# [Given records]
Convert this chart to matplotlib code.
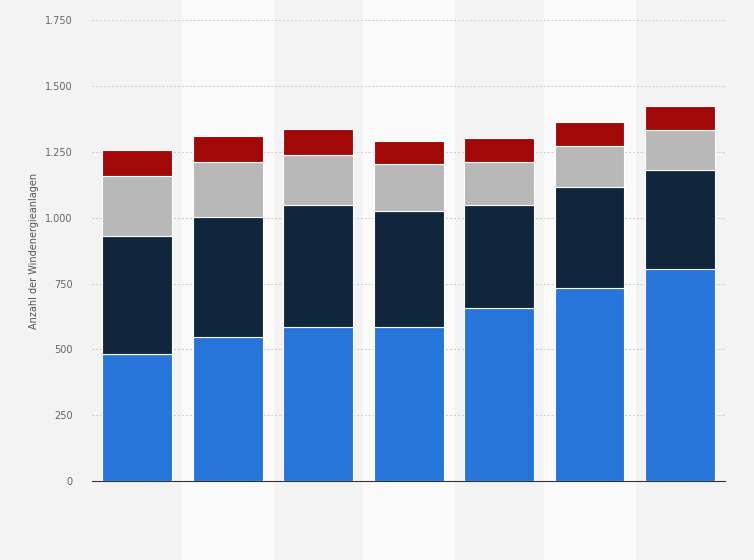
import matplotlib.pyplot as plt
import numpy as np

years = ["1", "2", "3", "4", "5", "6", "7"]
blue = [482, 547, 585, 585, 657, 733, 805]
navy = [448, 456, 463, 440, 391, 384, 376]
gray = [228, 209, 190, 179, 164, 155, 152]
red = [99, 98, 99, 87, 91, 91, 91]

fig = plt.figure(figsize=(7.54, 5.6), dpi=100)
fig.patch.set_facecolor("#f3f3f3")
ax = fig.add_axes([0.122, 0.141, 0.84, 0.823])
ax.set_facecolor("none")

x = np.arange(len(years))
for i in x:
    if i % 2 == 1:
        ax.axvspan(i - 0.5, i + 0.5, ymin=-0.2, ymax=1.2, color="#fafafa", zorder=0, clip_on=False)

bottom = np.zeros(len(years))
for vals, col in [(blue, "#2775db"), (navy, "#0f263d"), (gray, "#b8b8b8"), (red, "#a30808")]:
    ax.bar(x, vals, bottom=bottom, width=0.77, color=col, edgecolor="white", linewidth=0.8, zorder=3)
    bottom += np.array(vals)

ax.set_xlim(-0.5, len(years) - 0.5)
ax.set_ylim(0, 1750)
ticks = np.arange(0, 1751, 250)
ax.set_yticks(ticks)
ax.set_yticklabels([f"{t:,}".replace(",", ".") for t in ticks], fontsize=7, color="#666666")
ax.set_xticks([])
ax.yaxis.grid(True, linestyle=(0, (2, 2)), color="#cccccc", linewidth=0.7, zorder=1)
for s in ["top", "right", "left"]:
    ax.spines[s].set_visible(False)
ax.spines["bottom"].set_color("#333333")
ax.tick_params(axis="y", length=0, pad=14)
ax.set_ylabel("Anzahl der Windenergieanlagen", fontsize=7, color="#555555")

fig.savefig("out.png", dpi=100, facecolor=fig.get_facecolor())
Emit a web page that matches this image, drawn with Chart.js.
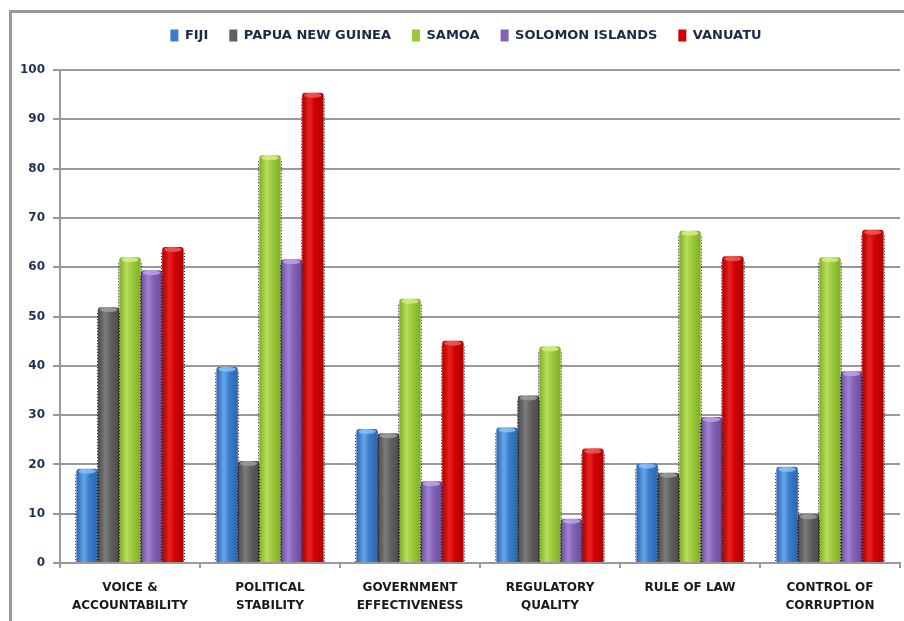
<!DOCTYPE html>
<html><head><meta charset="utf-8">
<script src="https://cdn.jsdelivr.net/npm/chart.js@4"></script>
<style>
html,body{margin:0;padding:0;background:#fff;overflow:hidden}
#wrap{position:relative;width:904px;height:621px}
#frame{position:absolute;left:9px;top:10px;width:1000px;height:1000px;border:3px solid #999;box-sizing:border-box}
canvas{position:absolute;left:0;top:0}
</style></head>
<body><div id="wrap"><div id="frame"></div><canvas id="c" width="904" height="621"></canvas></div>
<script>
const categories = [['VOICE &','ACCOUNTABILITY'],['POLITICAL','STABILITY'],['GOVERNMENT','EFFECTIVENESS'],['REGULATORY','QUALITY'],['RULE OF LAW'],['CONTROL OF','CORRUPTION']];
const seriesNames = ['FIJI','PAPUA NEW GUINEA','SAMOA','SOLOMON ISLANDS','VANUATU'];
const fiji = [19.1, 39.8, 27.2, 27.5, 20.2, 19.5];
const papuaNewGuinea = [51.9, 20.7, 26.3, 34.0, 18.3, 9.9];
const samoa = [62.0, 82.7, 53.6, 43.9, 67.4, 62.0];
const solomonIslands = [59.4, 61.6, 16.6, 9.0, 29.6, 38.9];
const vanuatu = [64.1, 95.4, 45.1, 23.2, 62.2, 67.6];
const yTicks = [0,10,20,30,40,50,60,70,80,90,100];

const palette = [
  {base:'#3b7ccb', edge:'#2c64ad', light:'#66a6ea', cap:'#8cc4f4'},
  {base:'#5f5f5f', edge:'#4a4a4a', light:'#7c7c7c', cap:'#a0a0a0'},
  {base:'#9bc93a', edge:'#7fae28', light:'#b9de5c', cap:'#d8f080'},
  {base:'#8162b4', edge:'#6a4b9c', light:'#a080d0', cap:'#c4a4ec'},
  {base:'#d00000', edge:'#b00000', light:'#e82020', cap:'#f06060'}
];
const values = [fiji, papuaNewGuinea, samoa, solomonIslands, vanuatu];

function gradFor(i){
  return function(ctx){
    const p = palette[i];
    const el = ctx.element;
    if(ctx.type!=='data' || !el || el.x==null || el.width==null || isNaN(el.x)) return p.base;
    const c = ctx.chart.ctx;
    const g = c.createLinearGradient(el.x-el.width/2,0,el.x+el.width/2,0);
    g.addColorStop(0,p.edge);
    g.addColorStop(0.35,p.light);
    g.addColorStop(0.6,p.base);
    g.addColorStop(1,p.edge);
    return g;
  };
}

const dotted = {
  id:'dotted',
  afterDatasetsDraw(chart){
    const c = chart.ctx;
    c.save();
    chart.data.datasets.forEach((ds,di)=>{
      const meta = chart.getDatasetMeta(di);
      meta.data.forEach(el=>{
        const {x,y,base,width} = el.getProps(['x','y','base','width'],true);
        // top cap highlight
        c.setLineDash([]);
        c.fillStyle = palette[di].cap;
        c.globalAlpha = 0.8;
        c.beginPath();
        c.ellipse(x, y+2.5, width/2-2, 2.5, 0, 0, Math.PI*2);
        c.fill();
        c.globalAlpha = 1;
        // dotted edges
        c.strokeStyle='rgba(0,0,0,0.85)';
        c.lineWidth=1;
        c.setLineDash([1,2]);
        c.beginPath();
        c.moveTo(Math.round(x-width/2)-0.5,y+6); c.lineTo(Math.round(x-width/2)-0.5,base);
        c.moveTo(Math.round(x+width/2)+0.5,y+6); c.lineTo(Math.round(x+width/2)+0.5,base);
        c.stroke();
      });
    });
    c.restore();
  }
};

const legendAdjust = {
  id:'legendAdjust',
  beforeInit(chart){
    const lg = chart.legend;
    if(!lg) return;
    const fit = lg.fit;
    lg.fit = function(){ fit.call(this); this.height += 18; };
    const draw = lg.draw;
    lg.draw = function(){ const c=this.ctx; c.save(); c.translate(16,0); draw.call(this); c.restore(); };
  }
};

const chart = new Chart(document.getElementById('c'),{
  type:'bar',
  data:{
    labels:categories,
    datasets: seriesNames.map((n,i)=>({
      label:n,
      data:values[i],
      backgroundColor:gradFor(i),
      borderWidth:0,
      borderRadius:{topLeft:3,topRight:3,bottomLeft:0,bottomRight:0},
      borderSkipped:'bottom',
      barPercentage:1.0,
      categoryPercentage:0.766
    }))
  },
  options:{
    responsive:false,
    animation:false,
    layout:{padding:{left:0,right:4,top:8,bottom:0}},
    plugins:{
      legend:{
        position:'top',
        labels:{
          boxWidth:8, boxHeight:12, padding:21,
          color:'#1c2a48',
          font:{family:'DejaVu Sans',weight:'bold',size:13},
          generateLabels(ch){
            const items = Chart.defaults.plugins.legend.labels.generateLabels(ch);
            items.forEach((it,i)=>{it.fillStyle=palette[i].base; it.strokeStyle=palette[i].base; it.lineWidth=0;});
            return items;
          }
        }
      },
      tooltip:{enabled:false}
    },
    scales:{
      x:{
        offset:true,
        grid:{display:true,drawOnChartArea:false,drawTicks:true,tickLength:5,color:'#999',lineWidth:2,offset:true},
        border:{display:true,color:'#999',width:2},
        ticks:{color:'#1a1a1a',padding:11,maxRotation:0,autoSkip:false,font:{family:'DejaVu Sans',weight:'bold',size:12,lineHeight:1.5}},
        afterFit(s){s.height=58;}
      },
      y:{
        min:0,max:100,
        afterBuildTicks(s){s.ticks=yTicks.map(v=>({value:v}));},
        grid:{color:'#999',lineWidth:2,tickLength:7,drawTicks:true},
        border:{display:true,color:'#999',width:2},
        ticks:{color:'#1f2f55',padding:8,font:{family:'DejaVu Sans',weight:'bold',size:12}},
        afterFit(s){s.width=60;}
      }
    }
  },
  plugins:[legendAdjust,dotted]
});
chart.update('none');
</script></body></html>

# [Problem to solve]
Restate the whole listing above exactly, except for its images.

# [Solution to this task]
Convert this chart to matplotlib code.
import matplotlib.pyplot as plt
import numpy as np

years = ["1", "2", "3", "4", "5", "6", "7"]
blue = [482, 547, 585, 585, 657, 733, 805]
navy = [448, 456, 463, 440, 391, 384, 376]
gray = [228, 209, 190, 179, 164, 155, 152]
red = [99, 98, 99, 87, 91, 91, 91]

fig = plt.figure(figsize=(7.54, 5.6), dpi=100)
fig.patch.set_facecolor("#f3f3f3")
ax = fig.add_axes([0.122, 0.141, 0.84, 0.823])
ax.set_facecolor("none")

x = np.arange(len(years))
for i in x:
    if i % 2 == 1:
        ax.axvspan(i - 0.5, i + 0.5, ymin=-0.2, ymax=1.2, color="#fafafa", zorder=0, clip_on=False)

bottom = np.zeros(len(years))
for vals, col in [(blue, "#2775db"), (navy, "#0f263d"), (gray, "#b8b8b8"), (red, "#a30808")]:
    ax.bar(x, vals, bottom=bottom, width=0.77, color=col, edgecolor="white", linewidth=0.8, zorder=3)
    bottom += np.array(vals)

ax.set_xlim(-0.5, len(years) - 0.5)
ax.set_ylim(0, 1750)
ticks = np.arange(0, 1751, 250)
ax.set_yticks(ticks)
ax.set_yticklabels([f"{t:,}".replace(",", ".") for t in ticks], fontsize=7, color="#666666")
ax.set_xticks([])
ax.yaxis.grid(True, linestyle=(0, (2, 2)), color="#cccccc", linewidth=0.7, zorder=1)
for s in ["top", "right", "left"]:
    ax.spines[s].set_visible(False)
ax.spines["bottom"].set_color("#333333")
ax.tick_params(axis="y", length=0, pad=14)
ax.set_ylabel("Anzahl der Windenergieanlagen", fontsize=7, color="#555555")

fig.savefig("out.png", dpi=100, facecolor=fig.get_facecolor())
Emit a web page that matches this image, drawn with Chart.js.
<!DOCTYPE html>
<html><head><meta charset="utf-8">
<script src="https://cdn.jsdelivr.net/npm/chart.js@4"></script>
<style>
html,body{margin:0;padding:0;background:#fff;overflow:hidden}
#wrap{position:relative;width:904px;height:621px}
#frame{position:absolute;left:9px;top:10px;width:1000px;height:1000px;border:3px solid #999;box-sizing:border-box}
canvas{position:absolute;left:0;top:0}
</style></head>
<body><div id="wrap"><div id="frame"></div><canvas id="c" width="904" height="621"></canvas></div>
<script>
const categories = [['VOICE &','ACCOUNTABILITY'],['POLITICAL','STABILITY'],['GOVERNMENT','EFFECTIVENESS'],['REGULATORY','QUALITY'],['RULE OF LAW'],['CONTROL OF','CORRUPTION']];
const seriesNames = ['FIJI','PAPUA NEW GUINEA','SAMOA','SOLOMON ISLANDS','VANUATU'];
const fiji = [19.1, 39.8, 27.2, 27.5, 20.2, 19.5];
const papuaNewGuinea = [51.9, 20.7, 26.3, 34.0, 18.3, 9.9];
const samoa = [62.0, 82.7, 53.6, 43.9, 67.4, 62.0];
const solomonIslands = [59.4, 61.6, 16.6, 9.0, 29.6, 38.9];
const vanuatu = [64.1, 95.4, 45.1, 23.2, 62.2, 67.6];
const yTicks = [0,10,20,30,40,50,60,70,80,90,100];

const palette = [
  {base:'#3b7ccb', edge:'#2c64ad', light:'#66a6ea', cap:'#8cc4f4'},
  {base:'#5f5f5f', edge:'#4a4a4a', light:'#7c7c7c', cap:'#a0a0a0'},
  {base:'#9bc93a', edge:'#7fae28', light:'#b9de5c', cap:'#d8f080'},
  {base:'#8162b4', edge:'#6a4b9c', light:'#a080d0', cap:'#c4a4ec'},
  {base:'#d00000', edge:'#b00000', light:'#e82020', cap:'#f06060'}
];
const values = [fiji, papuaNewGuinea, samoa, solomonIslands, vanuatu];

function gradFor(i){
  return function(ctx){
    const p = palette[i];
    const el = ctx.element;
    if(ctx.type!=='data' || !el || el.x==null || el.width==null || isNaN(el.x)) return p.base;
    const c = ctx.chart.ctx;
    const g = c.createLinearGradient(el.x-el.width/2,0,el.x+el.width/2,0);
    g.addColorStop(0,p.edge);
    g.addColorStop(0.35,p.light);
    g.addColorStop(0.6,p.base);
    g.addColorStop(1,p.edge);
    return g;
  };
}

const dotted = {
  id:'dotted',
  afterDatasetsDraw(chart){
    const c = chart.ctx;
    c.save();
    chart.data.datasets.forEach((ds,di)=>{
      const meta = chart.getDatasetMeta(di);
      meta.data.forEach(el=>{
        const {x,y,base,width} = el.getProps(['x','y','base','width'],true);
        // top cap highlight
        c.setLineDash([]);
        c.fillStyle = palette[di].cap;
        c.globalAlpha = 0.8;
        c.beginPath();
        c.ellipse(x, y+2.5, width/2-2, 2.5, 0, 0, Math.PI*2);
        c.fill();
        c.globalAlpha = 1;
        // dotted edges
        c.strokeStyle='rgba(0,0,0,0.85)';
        c.lineWidth=1;
        c.setLineDash([1,2]);
        c.beginPath();
        c.moveTo(Math.round(x-width/2)-0.5,y+6); c.lineTo(Math.round(x-width/2)-0.5,base);
        c.moveTo(Math.round(x+width/2)+0.5,y+6); c.lineTo(Math.round(x+width/2)+0.5,base);
        c.stroke();
      });
    });
    c.restore();
  }
};

const legendAdjust = {
  id:'legendAdjust',
  beforeInit(chart){
    const lg = chart.legend;
    if(!lg) return;
    const fit = lg.fit;
    lg.fit = function(){ fit.call(this); this.height += 18; };
    const draw = lg.draw;
    lg.draw = function(){ const c=this.ctx; c.save(); c.translate(16,0); draw.call(this); c.restore(); };
  }
};

const chart = new Chart(document.getElementById('c'),{
  type:'bar',
  data:{
    labels:categories,
    datasets: seriesNames.map((n,i)=>({
      label:n,
      data:values[i],
      backgroundColor:gradFor(i),
      borderWidth:0,
      borderRadius:{topLeft:3,topRight:3,bottomLeft:0,bottomRight:0},
      borderSkipped:'bottom',
      barPercentage:1.0,
      categoryPercentage:0.766
    }))
  },
  options:{
    responsive:false,
    animation:false,
    layout:{padding:{left:0,right:4,top:8,bottom:0}},
    plugins:{
      legend:{
        position:'top',
        labels:{
          boxWidth:8, boxHeight:12, padding:21,
          color:'#1c2a48',
          font:{family:'DejaVu Sans',weight:'bold',size:13},
          generateLabels(ch){
            const items = Chart.defaults.plugins.legend.labels.generateLabels(ch);
            items.forEach((it,i)=>{it.fillStyle=palette[i].base; it.strokeStyle=palette[i].base; it.lineWidth=0;});
            return items;
          }
        }
      },
      tooltip:{enabled:false}
    },
    scales:{
      x:{
        offset:true,
        grid:{display:true,drawOnChartArea:false,drawTicks:true,tickLength:5,color:'#999',lineWidth:2,offset:true},
        border:{display:true,color:'#999',width:2},
        ticks:{color:'#1a1a1a',padding:11,maxRotation:0,autoSkip:false,font:{family:'DejaVu Sans',weight:'bold',size:12,lineHeight:1.5}},
        afterFit(s){s.height=58;}
      },
      y:{
        min:0,max:100,
        afterBuildTicks(s){s.ticks=yTicks.map(v=>({value:v}));},
        grid:{color:'#999',lineWidth:2,tickLength:7,drawTicks:true},
        border:{display:true,color:'#999',width:2},
        ticks:{color:'#1f2f55',padding:8,font:{family:'DejaVu Sans',weight:'bold',size:12}},
        afterFit(s){s.width=60;}
      }
    }
  },
  plugins:[legendAdjust,dotted]
});
chart.update('none');
</script></body></html>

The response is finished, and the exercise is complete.